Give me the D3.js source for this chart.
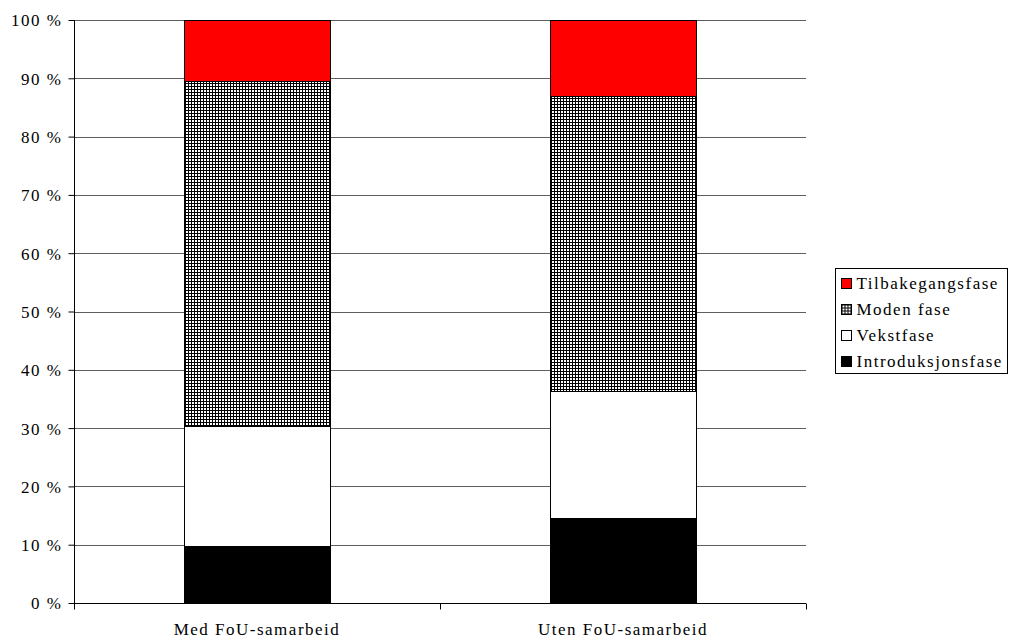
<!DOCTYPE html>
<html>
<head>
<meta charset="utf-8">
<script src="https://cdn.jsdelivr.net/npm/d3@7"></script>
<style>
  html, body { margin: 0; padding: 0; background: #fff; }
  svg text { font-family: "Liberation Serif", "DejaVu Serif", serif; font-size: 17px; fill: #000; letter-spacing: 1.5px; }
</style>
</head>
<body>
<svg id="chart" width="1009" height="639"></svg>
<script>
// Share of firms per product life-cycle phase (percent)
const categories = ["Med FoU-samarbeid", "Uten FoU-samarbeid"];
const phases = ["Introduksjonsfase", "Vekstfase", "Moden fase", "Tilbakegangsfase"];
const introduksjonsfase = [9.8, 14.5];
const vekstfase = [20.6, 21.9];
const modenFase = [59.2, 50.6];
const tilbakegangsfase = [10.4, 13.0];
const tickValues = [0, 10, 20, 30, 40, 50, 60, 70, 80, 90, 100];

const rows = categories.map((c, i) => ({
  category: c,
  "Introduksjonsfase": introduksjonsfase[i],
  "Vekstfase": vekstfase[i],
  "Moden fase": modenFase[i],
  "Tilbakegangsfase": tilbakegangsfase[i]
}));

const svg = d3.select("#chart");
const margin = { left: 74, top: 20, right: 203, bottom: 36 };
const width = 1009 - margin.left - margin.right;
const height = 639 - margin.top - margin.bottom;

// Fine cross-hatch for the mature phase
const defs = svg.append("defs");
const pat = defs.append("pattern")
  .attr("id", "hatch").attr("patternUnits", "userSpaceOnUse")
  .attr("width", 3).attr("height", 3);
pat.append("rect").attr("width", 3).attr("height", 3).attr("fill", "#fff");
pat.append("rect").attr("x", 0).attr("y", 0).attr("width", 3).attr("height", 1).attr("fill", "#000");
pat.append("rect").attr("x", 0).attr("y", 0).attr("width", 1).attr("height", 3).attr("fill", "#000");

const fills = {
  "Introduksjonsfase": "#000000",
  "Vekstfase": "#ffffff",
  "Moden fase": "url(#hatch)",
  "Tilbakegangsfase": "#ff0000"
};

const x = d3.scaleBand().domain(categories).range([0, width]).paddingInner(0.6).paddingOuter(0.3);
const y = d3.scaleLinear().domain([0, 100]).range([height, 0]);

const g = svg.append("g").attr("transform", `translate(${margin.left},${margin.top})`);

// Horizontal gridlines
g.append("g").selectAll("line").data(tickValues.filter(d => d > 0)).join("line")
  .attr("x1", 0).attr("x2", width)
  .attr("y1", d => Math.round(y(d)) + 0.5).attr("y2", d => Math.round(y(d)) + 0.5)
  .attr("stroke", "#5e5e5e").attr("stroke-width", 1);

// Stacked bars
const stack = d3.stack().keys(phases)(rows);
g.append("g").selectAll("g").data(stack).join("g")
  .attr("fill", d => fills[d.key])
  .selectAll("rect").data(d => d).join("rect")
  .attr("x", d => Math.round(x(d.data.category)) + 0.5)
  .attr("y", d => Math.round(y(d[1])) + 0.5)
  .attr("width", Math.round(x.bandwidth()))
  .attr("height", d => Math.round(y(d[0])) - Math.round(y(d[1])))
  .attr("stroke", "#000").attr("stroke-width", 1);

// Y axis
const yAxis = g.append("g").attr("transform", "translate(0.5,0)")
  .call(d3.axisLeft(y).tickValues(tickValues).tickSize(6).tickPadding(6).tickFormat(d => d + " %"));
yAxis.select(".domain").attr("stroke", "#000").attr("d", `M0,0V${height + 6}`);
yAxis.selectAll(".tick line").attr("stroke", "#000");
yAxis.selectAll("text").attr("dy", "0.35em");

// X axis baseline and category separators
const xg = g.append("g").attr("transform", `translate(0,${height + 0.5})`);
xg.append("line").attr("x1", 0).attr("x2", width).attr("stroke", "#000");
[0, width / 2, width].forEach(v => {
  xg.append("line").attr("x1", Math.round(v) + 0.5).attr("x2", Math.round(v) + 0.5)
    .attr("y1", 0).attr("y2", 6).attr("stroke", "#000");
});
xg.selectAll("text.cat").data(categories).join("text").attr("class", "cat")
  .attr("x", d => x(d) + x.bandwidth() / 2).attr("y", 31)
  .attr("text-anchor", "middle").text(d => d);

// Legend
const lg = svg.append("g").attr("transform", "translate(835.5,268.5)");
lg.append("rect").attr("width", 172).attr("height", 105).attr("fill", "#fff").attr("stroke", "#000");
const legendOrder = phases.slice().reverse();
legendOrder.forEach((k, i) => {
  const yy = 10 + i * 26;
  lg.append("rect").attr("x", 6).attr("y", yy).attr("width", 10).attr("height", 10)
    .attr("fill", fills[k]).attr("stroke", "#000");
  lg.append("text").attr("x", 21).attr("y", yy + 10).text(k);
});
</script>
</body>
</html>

- - -

- _Exercise details_: Transcribe the material as is, with images omitted.

- _Task response_:
Give me the D3.js source for this chart.
<!DOCTYPE html>
<html>
<head>
<meta charset="utf-8">
<script src="https://cdn.jsdelivr.net/npm/d3@7"></script>
<style>
  html, body { margin: 0; padding: 0; background: #fff; }
  svg text { font-family: "Liberation Serif", "DejaVu Serif", serif; font-size: 17px; fill: #000; letter-spacing: 1.5px; }
</style>
</head>
<body>
<svg id="chart" width="1009" height="639"></svg>
<script>
// Share of firms per product life-cycle phase (percent)
const categories = ["Med FoU-samarbeid", "Uten FoU-samarbeid"];
const phases = ["Introduksjonsfase", "Vekstfase", "Moden fase", "Tilbakegangsfase"];
const introduksjonsfase = [9.8, 14.5];
const vekstfase = [20.6, 21.9];
const modenFase = [59.2, 50.6];
const tilbakegangsfase = [10.4, 13.0];
const tickValues = [0, 10, 20, 30, 40, 50, 60, 70, 80, 90, 100];

const rows = categories.map((c, i) => ({
  category: c,
  "Introduksjonsfase": introduksjonsfase[i],
  "Vekstfase": vekstfase[i],
  "Moden fase": modenFase[i],
  "Tilbakegangsfase": tilbakegangsfase[i]
}));

const svg = d3.select("#chart");
const margin = { left: 74, top: 20, right: 203, bottom: 36 };
const width = 1009 - margin.left - margin.right;
const height = 639 - margin.top - margin.bottom;

// Fine cross-hatch for the mature phase
const defs = svg.append("defs");
const pat = defs.append("pattern")
  .attr("id", "hatch").attr("patternUnits", "userSpaceOnUse")
  .attr("width", 3).attr("height", 3);
pat.append("rect").attr("width", 3).attr("height", 3).attr("fill", "#fff");
pat.append("rect").attr("x", 0).attr("y", 0).attr("width", 3).attr("height", 1).attr("fill", "#000");
pat.append("rect").attr("x", 0).attr("y", 0).attr("width", 1).attr("height", 3).attr("fill", "#000");

const fills = {
  "Introduksjonsfase": "#000000",
  "Vekstfase": "#ffffff",
  "Moden fase": "url(#hatch)",
  "Tilbakegangsfase": "#ff0000"
};

const x = d3.scaleBand().domain(categories).range([0, width]).paddingInner(0.6).paddingOuter(0.3);
const y = d3.scaleLinear().domain([0, 100]).range([height, 0]);

const g = svg.append("g").attr("transform", `translate(${margin.left},${margin.top})`);

// Horizontal gridlines
g.append("g").selectAll("line").data(tickValues.filter(d => d > 0)).join("line")
  .attr("x1", 0).attr("x2", width)
  .attr("y1", d => Math.round(y(d)) + 0.5).attr("y2", d => Math.round(y(d)) + 0.5)
  .attr("stroke", "#5e5e5e").attr("stroke-width", 1);

// Stacked bars
const stack = d3.stack().keys(phases)(rows);
g.append("g").selectAll("g").data(stack).join("g")
  .attr("fill", d => fills[d.key])
  .selectAll("rect").data(d => d).join("rect")
  .attr("x", d => Math.round(x(d.data.category)) + 0.5)
  .attr("y", d => Math.round(y(d[1])) + 0.5)
  .attr("width", Math.round(x.bandwidth()))
  .attr("height", d => Math.round(y(d[0])) - Math.round(y(d[1])))
  .attr("stroke", "#000").attr("stroke-width", 1);

// Y axis
const yAxis = g.append("g").attr("transform", "translate(0.5,0)")
  .call(d3.axisLeft(y).tickValues(tickValues).tickSize(6).tickPadding(6).tickFormat(d => d + " %"));
yAxis.select(".domain").attr("stroke", "#000").attr("d", `M0,0V${height + 6}`);
yAxis.selectAll(".tick line").attr("stroke", "#000");
yAxis.selectAll("text").attr("dy", "0.35em");

// X axis baseline and category separators
const xg = g.append("g").attr("transform", `translate(0,${height + 0.5})`);
xg.append("line").attr("x1", 0).attr("x2", width).attr("stroke", "#000");
[0, width / 2, width].forEach(v => {
  xg.append("line").attr("x1", Math.round(v) + 0.5).attr("x2", Math.round(v) + 0.5)
    .attr("y1", 0).attr("y2", 6).attr("stroke", "#000");
});
xg.selectAll("text.cat").data(categories).join("text").attr("class", "cat")
  .attr("x", d => x(d) + x.bandwidth() / 2).attr("y", 31)
  .attr("text-anchor", "middle").text(d => d);

// Legend
const lg = svg.append("g").attr("transform", "translate(835.5,268.5)");
lg.append("rect").attr("width", 172).attr("height", 105).attr("fill", "#fff").attr("stroke", "#000");
const legendOrder = phases.slice().reverse();
legendOrder.forEach((k, i) => {
  const yy = 10 + i * 26;
  lg.append("rect").attr("x", 6).attr("y", yy).attr("width", 10).attr("height", 10)
    .attr("fill", fills[k]).attr("stroke", "#000");
  lg.append("text").attr("x", 21).attr("y", yy + 10).text(k);
});
</script>
</body>
</html>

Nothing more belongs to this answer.